Instruction
Reproduce all the lines below exactly and omit the images.

Recorded data

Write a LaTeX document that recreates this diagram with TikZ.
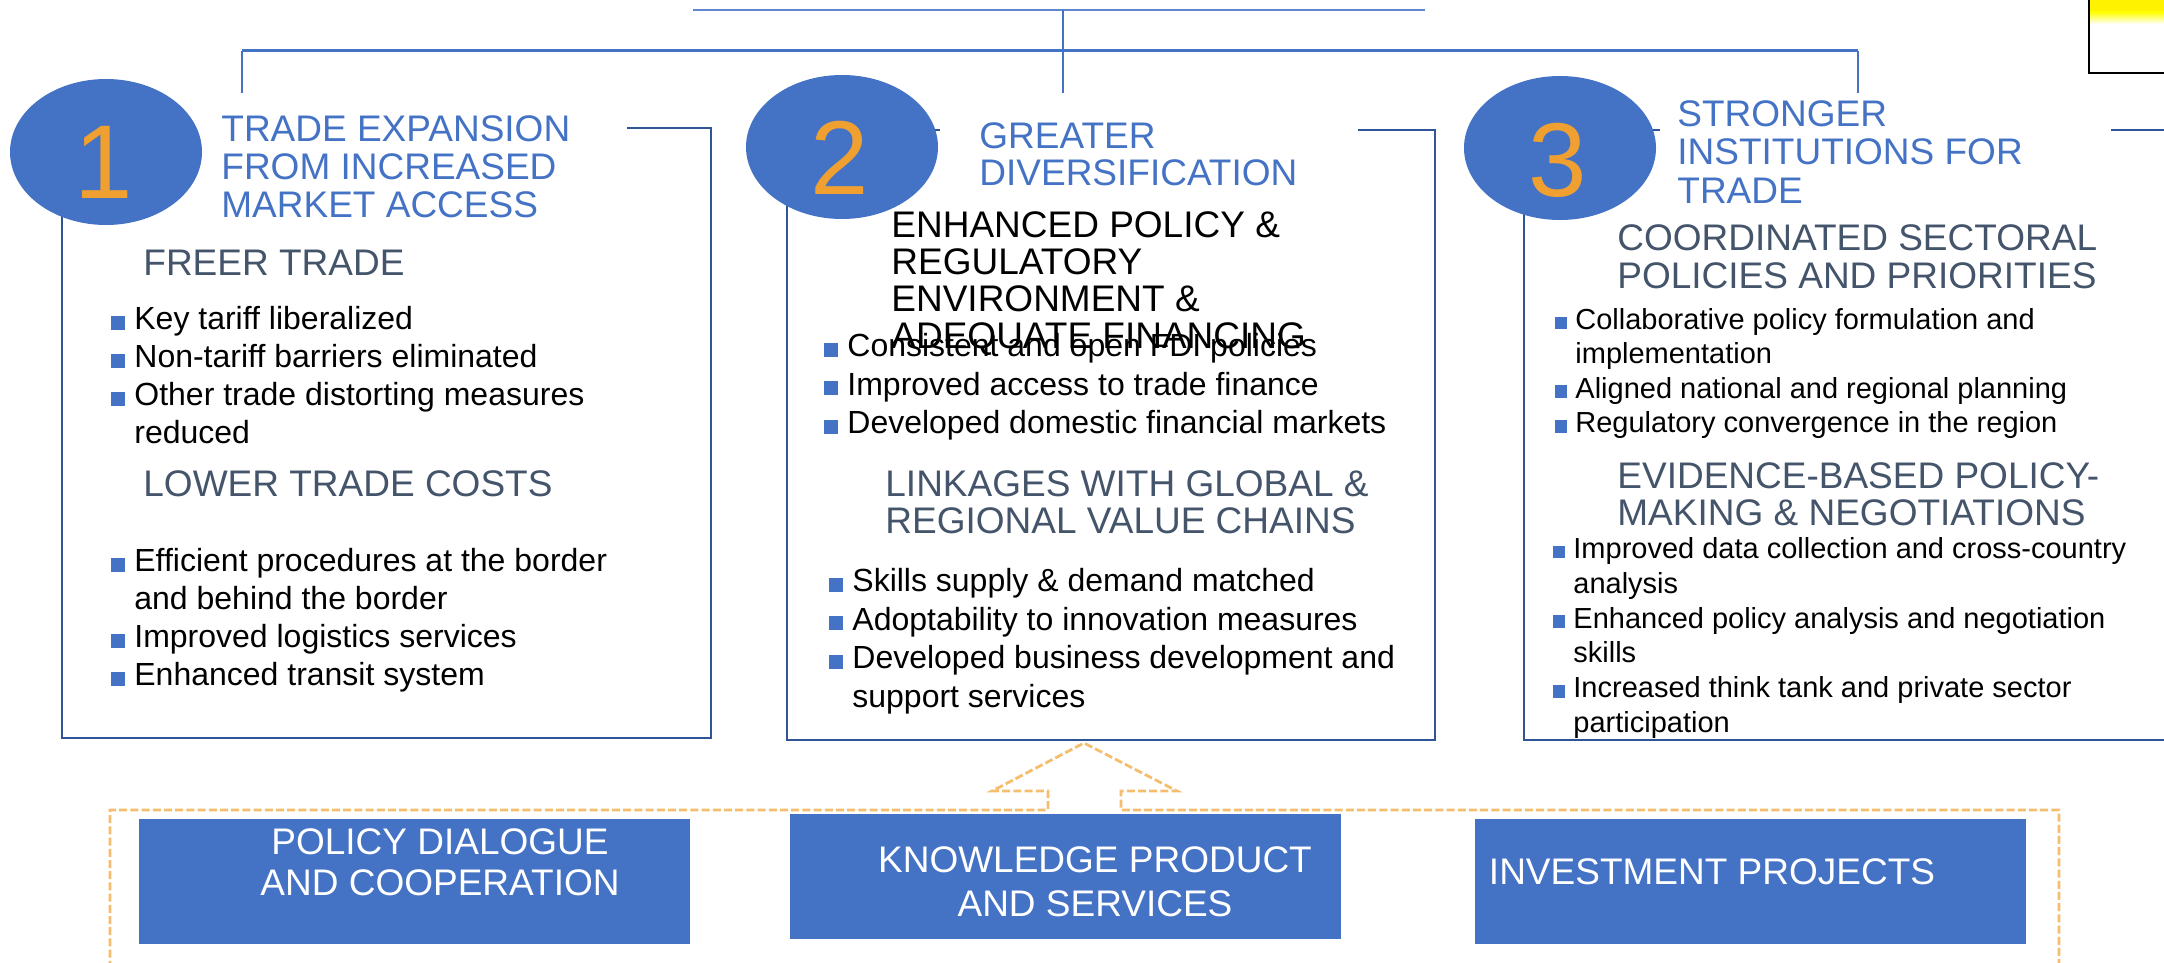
\documentclass[tikz,border=0pt]{standalone}
\usepackage{fontspec}
\setmainfont{Liberation Sans}
\usetikzlibrary{shapes.geometric}
\definecolor{tblue}{HTML}{4472C4}
\definecolor{dkblue}{HTML}{2F5597}
\definecolor{slate}{HTML}{44546A}
\definecolor{numorange}{HTML}{F0A030}
\definecolor{frameorange}{HTML}{F5BE6E}
\newcommand{\bsq}{\llap{\textcolor{tblue}{\rule{0.44em}{0.44em}}\hspace{0.28em}}}

\begin{document}
\begin{tikzpicture}[x=0.5pt, y=-0.5pt,
  ttl/.style={anchor=north west, inner sep=0, align=left, text=tblue, font=\fontsize{18.5pt}{19pt}\selectfont},
  subhd/.style={anchor=north west, inner sep=0, align=left, text=slate, font=\fontsize{18.5pt}{18.75pt}\selectfont},
  hdblk/.style={anchor=north west, inner sep=0, align=left, text=black, font=\fontsize{18.5pt}{18.5pt}\selectfont},
  bul/.style={anchor=north west, inner sep=0, align=left, font=\fontsize{16pt}{19pt}\selectfont},
  bulsm/.style={anchor=north west, inner sep=0, align=left, font=\fontsize{14.5pt}{17.2pt}\selectfont},
  circ/.style={ellipse, fill=tblue, inner sep=0, minimum width=96pt, minimum height=72pt},
  num/.style={inner sep=0, text=numorange, font=\fontsize{52.5pt}{52.5pt}\selectfont},
  pillar/.style={rectangle, fill=tblue, inner sep=0, minimum width=275.5pt, minimum height=62.5pt},
  ptxt/.style={inner sep=0, align=center, text=white, font=\fontsize{18.5pt}{20.5pt}\selectfont},
  boxln/.style={dkblue, line width=1.2pt},
  topln/.style={tblue, line width=0.8pt},
  frame/.style={frameorange, line width=1.4pt, dash pattern=on 4pt off 1.6pt}]

\useasboundingbox (0,0) rectangle (2164,963);
\clip (0,0) rectangle (2164,963);

% top connectors
\coordinate (ttlL) at (693,10);
\coordinate (ttlR) at (1425,10);
\coordinate (hub) at (1063,10);
\coordinate (barM) at (1063,93);
\coordinate (barL) at (242,51);
\coordinate (barR) at (1858,51);
\draw[topln, tblue!85] (ttlL) -- (ttlR);
\draw[topln] (hub) -- (barM);
\draw[topln, line width=1.5pt] (barL) -- (barR);
\draw[topln] (barL) -- ++(0,42);
\draw[topln] (barR) -- ++(0,42);

% cut-off picture at top right
\fill[yellow] (2090,0) rectangle (2170,12);
\shade[top color=yellow, bottom color=white] (2090,12) rectangle (2170,24);
\draw[line width=0.6pt] (2089,-5) -- (2089,73) -- (2170,73);

% pillar boxes
\draw[boxln] (627,128) -| (711,738) -| (62,128) -- (194,128);
\draw[boxln] (1358,130) -| (1435,740) -| (787,130) -- (940,130);
\draw[boxln] (2111,130) -- (2170,130);
\draw[boxln] (2170,740) -| (1524,130) -- (1660,130);

% numbered circles
\node[circ, minimum height=73pt] (c1) at (106,152) {};
\node[circ] (c2) at (842,147) {};
\node[circ] (c3) at (1560,148) {};
\node[num] (n1) at (104,162) {1};
\node[num] (n2) at (840,158) {2};
\node[num] (n3) at (1558,160) {3};

% titles
\node[ttl] (t1) at (221,115) {TRADE EXPANSION\\FROM INCREASED\\MARKET ACCESS};
\node[ttl, font=\fontsize{18.5pt}{18.5pt}\selectfont] (t2) at (979,122) {GREATER\\DIVERSIFICATION};
\node[ttl, font=\fontsize{18.5pt}{19.25pt}\selectfont] (t3) at (1677,100) {STRONGER\\INSTITUTIONS FOR\\TRADE};

% box 1
\node[subhd] (h1a) at (143,250) {FREER TRADE};
\node[bul] (l1a) at (134,306) {\bsq Key tariff liberalized\\\bsq Non-tariff barriers eliminated\\\bsq Other trade distorting measures\\reduced};
\node[subhd] (h1b) at (143,470) {LOWER TRADE COSTS};
\node[bul] (l1b) at (134,548) {\bsq Efficient procedures at the border\\and behind the border\\\bsq Improved logistics services\\\bsq Enhanced transit system};

% box 2
\node[hdblk] (h2a) at (891,211) {ENHANCED POLICY \&\\REGULATORY\\ENVIRONMENT \&\\ADEQUATE FINANCING};
\node[bul, font=\fontsize{16pt}{19.25pt}\selectfont] (l2a) at (847,333) {\bsq Consistent and open FDI policies\\\bsq Improved access to trade finance\\\bsq Developed domestic financial markets};
\node[subhd, font=\fontsize{18.5pt}{18.5pt}\selectfont] (h2b) at (885,470) {LINKAGES WITH GLOBAL \&\\REGIONAL VALUE CHAINS};
\node[bul, font=\fontsize{16pt}{19.35pt}\selectfont] (l2b) at (852,568) {\bsq Skills supply \& demand matched\\\bsq Adoptability to innovation measures\\\bsq Developed business development and\\support services};

% box 3
\node[subhd, font=\fontsize{18.5pt}{19pt}\selectfont] (h3a) at (1617,224) {COORDINATED SECTORAL\\POLICIES AND PRIORITIES};
\node[bulsm] (l3a) at (1575,308) {\bsq Collaborative policy formulation and\\implementation\\\bsq Aligned national and regional planning\\\bsq Regulatory convergence in the region};
\node[subhd] (h3b) at (1617,462) {EVIDENCE-BASED POLICY-\\MAKING \& NEGOTIATIONS};
\node[bulsm, font=\fontsize{14.5pt}{17.4pt}\selectfont] (l3b) at (1573,537) {\bsq Improved data collection and cross-country\\analysis\\\bsq Enhanced policy analysis and negotiation\\skills\\\bsq Increased think tank and private sector\\participation};

% dashed frame with hollow arrow
\draw[frame] (110,980) -- (110,810) -- (1048,810) -- (1048,791) -- (992,791) -- (1084,743)
  -- (1177,791) -- (1121,791) -- (1121,810) -- (2059,810) -- (2059,980);

% bottom blocks
\node[pillar] (p1) at (414.5,881.5) {};
\node[pillar] (p2) at (1065,876) {};
\node[pillar] (p3) at (1750.5,881.5) {};
\node[ptxt] (p1t) at (440,862) {POLICY DIALOGUE\\AND COOPERATION};
\node[ptxt, font=\fontsize{18.5pt}{22pt}\selectfont] (p2t) at (1095,882) {KNOWLEDGE PRODUCT\\AND SERVICES};
\node[ptxt] (p3t) at (1712,872) {INVESTMENT PROJECTS};

\end{tikzpicture}
\end{document}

Solution to this exercise
Write a LaTeX document that recreates this diagram with TikZ.
\documentclass[tikz,border=0pt]{standalone}
\usepackage{fontspec}
\setmainfont{Liberation Sans}
\usetikzlibrary{shapes.geometric}
\definecolor{tblue}{HTML}{4472C4}
\definecolor{dkblue}{HTML}{2F5597}
\definecolor{slate}{HTML}{44546A}
\definecolor{numorange}{HTML}{F0A030}
\definecolor{frameorange}{HTML}{F5BE6E}
\newcommand{\bsq}{\llap{\textcolor{tblue}{\rule{0.44em}{0.44em}}\hspace{0.28em}}}

\begin{document}
\begin{tikzpicture}[x=0.5pt, y=-0.5pt,
  ttl/.style={anchor=north west, inner sep=0, align=left, text=tblue, font=\fontsize{18.5pt}{19pt}\selectfont},
  subhd/.style={anchor=north west, inner sep=0, align=left, text=slate, font=\fontsize{18.5pt}{18.75pt}\selectfont},
  hdblk/.style={anchor=north west, inner sep=0, align=left, text=black, font=\fontsize{18.5pt}{18.5pt}\selectfont},
  bul/.style={anchor=north west, inner sep=0, align=left, font=\fontsize{16pt}{19pt}\selectfont},
  bulsm/.style={anchor=north west, inner sep=0, align=left, font=\fontsize{14.5pt}{17.2pt}\selectfont},
  circ/.style={ellipse, fill=tblue, inner sep=0, minimum width=96pt, minimum height=72pt},
  num/.style={inner sep=0, text=numorange, font=\fontsize{52.5pt}{52.5pt}\selectfont},
  pillar/.style={rectangle, fill=tblue, inner sep=0, minimum width=275.5pt, minimum height=62.5pt},
  ptxt/.style={inner sep=0, align=center, text=white, font=\fontsize{18.5pt}{20.5pt}\selectfont},
  boxln/.style={dkblue, line width=1.2pt},
  topln/.style={tblue, line width=0.8pt},
  frame/.style={frameorange, line width=1.4pt, dash pattern=on 4pt off 1.6pt}]

\useasboundingbox (0,0) rectangle (2164,963);
\clip (0,0) rectangle (2164,963);

% top connectors
\coordinate (ttlL) at (693,10);
\coordinate (ttlR) at (1425,10);
\coordinate (hub) at (1063,10);
\coordinate (barM) at (1063,93);
\coordinate (barL) at (242,51);
\coordinate (barR) at (1858,51);
\draw[topln, tblue!85] (ttlL) -- (ttlR);
\draw[topln] (hub) -- (barM);
\draw[topln, line width=1.5pt] (barL) -- (barR);
\draw[topln] (barL) -- ++(0,42);
\draw[topln] (barR) -- ++(0,42);

% cut-off picture at top right
\fill[yellow] (2090,0) rectangle (2170,12);
\shade[top color=yellow, bottom color=white] (2090,12) rectangle (2170,24);
\draw[line width=0.6pt] (2089,-5) -- (2089,73) -- (2170,73);

% pillar boxes
\draw[boxln] (627,128) -| (711,738) -| (62,128) -- (194,128);
\draw[boxln] (1358,130) -| (1435,740) -| (787,130) -- (940,130);
\draw[boxln] (2111,130) -- (2170,130);
\draw[boxln] (2170,740) -| (1524,130) -- (1660,130);

% numbered circles
\node[circ, minimum height=73pt] (c1) at (106,152) {};
\node[circ] (c2) at (842,147) {};
\node[circ] (c3) at (1560,148) {};
\node[num] (n1) at (104,162) {1};
\node[num] (n2) at (840,158) {2};
\node[num] (n3) at (1558,160) {3};

% titles
\node[ttl] (t1) at (221,115) {TRADE EXPANSION\\FROM INCREASED\\MARKET ACCESS};
\node[ttl, font=\fontsize{18.5pt}{18.5pt}\selectfont] (t2) at (979,122) {GREATER\\DIVERSIFICATION};
\node[ttl, font=\fontsize{18.5pt}{19.25pt}\selectfont] (t3) at (1677,100) {STRONGER\\INSTITUTIONS FOR\\TRADE};

% box 1
\node[subhd] (h1a) at (143,250) {FREER TRADE};
\node[bul] (l1a) at (134,306) {\bsq Key tariff liberalized\\\bsq Non-tariff barriers eliminated\\\bsq Other trade distorting measures\\reduced};
\node[subhd] (h1b) at (143,470) {LOWER TRADE COSTS};
\node[bul] (l1b) at (134,548) {\bsq Efficient procedures at the border\\and behind the border\\\bsq Improved logistics services\\\bsq Enhanced transit system};

% box 2
\node[hdblk] (h2a) at (891,211) {ENHANCED POLICY \&\\REGULATORY\\ENVIRONMENT \&\\ADEQUATE FINANCING};
\node[bul, font=\fontsize{16pt}{19.25pt}\selectfont] (l2a) at (847,333) {\bsq Consistent and open FDI policies\\\bsq Improved access to trade finance\\\bsq Developed domestic financial markets};
\node[subhd, font=\fontsize{18.5pt}{18.5pt}\selectfont] (h2b) at (885,470) {LINKAGES WITH GLOBAL \&\\REGIONAL VALUE CHAINS};
\node[bul, font=\fontsize{16pt}{19.35pt}\selectfont] (l2b) at (852,568) {\bsq Skills supply \& demand matched\\\bsq Adoptability to innovation measures\\\bsq Developed business development and\\support services};

% box 3
\node[subhd, font=\fontsize{18.5pt}{19pt}\selectfont] (h3a) at (1617,224) {COORDINATED SECTORAL\\POLICIES AND PRIORITIES};
\node[bulsm] (l3a) at (1575,308) {\bsq Collaborative policy formulation and\\implementation\\\bsq Aligned national and regional planning\\\bsq Regulatory convergence in the region};
\node[subhd] (h3b) at (1617,462) {EVIDENCE-BASED POLICY-\\MAKING \& NEGOTIATIONS};
\node[bulsm, font=\fontsize{14.5pt}{17.4pt}\selectfont] (l3b) at (1573,537) {\bsq Improved data collection and cross-country\\analysis\\\bsq Enhanced policy analysis and negotiation\\skills\\\bsq Increased think tank and private sector\\participation};

% dashed frame with hollow arrow
\draw[frame] (110,980) -- (110,810) -- (1048,810) -- (1048,791) -- (992,791) -- (1084,743)
  -- (1177,791) -- (1121,791) -- (1121,810) -- (2059,810) -- (2059,980);

% bottom blocks
\node[pillar] (p1) at (414.5,881.5) {};
\node[pillar] (p2) at (1065,876) {};
\node[pillar] (p3) at (1750.5,881.5) {};
\node[ptxt] (p1t) at (440,862) {POLICY DIALOGUE\\AND COOPERATION};
\node[ptxt, font=\fontsize{18.5pt}{22pt}\selectfont] (p2t) at (1095,882) {KNOWLEDGE PRODUCT\\AND SERVICES};
\node[ptxt] (p3t) at (1712,872) {INVESTMENT PROJECTS};

\end{tikzpicture}
\end{document}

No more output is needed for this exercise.